# WHAT IS ASKED:
Retype everything from the line that contains "Convert this chart to Plotly code." down to the line that contains "import plotly.graph_objects as go", inclusive, without altering or adding anything.

# PROVIDED INFORMATION:
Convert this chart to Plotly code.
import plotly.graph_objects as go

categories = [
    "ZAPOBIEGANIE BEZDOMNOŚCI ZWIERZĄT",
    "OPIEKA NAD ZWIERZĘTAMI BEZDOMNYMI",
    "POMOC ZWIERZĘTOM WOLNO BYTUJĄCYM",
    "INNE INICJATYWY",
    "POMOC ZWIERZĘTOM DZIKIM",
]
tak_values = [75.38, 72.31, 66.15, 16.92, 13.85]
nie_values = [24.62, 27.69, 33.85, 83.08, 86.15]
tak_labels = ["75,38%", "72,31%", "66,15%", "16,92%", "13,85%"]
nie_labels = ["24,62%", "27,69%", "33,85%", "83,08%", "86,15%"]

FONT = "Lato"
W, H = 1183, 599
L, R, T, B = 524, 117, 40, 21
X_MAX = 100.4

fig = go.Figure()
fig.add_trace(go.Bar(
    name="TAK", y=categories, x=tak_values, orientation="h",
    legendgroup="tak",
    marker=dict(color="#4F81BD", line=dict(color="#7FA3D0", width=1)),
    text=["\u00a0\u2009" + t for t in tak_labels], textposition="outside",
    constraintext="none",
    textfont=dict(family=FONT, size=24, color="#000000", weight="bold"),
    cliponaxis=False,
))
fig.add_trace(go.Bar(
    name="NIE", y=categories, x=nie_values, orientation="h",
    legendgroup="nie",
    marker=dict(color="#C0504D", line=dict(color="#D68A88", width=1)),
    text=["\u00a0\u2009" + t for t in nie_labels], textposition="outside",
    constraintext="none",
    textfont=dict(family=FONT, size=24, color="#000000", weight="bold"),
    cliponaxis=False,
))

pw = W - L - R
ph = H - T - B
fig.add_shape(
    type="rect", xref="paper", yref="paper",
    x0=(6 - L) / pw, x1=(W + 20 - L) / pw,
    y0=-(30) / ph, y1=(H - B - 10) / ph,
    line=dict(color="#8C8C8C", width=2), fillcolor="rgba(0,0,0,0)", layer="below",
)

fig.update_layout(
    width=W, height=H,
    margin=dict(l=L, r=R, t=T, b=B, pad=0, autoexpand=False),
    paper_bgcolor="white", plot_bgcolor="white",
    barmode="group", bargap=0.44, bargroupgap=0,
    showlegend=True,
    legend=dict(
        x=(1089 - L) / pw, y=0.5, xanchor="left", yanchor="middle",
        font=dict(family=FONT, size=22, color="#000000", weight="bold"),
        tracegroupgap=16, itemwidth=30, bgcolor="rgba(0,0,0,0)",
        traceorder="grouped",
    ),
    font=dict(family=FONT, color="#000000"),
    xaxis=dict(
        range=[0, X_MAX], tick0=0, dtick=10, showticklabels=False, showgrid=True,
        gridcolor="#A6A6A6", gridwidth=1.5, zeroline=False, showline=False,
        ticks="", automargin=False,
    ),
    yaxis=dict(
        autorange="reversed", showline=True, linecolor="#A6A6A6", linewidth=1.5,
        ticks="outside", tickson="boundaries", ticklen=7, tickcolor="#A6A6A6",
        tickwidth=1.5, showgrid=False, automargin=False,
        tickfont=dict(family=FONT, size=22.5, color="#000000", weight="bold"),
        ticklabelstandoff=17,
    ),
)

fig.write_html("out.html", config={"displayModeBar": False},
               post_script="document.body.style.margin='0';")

---

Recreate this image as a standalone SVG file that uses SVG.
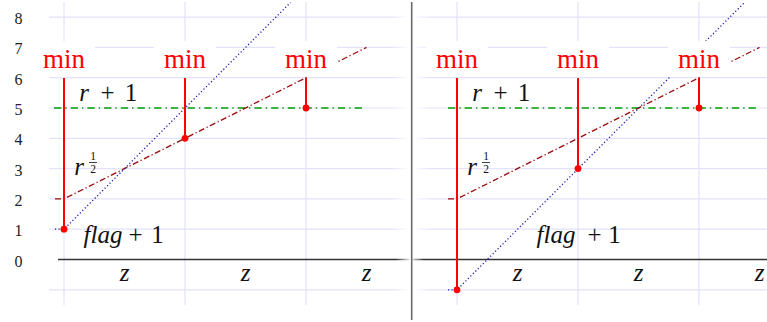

# CORRECT OUTPUT:
Convert this chart to Plotly code.
import plotly.graph_objects as go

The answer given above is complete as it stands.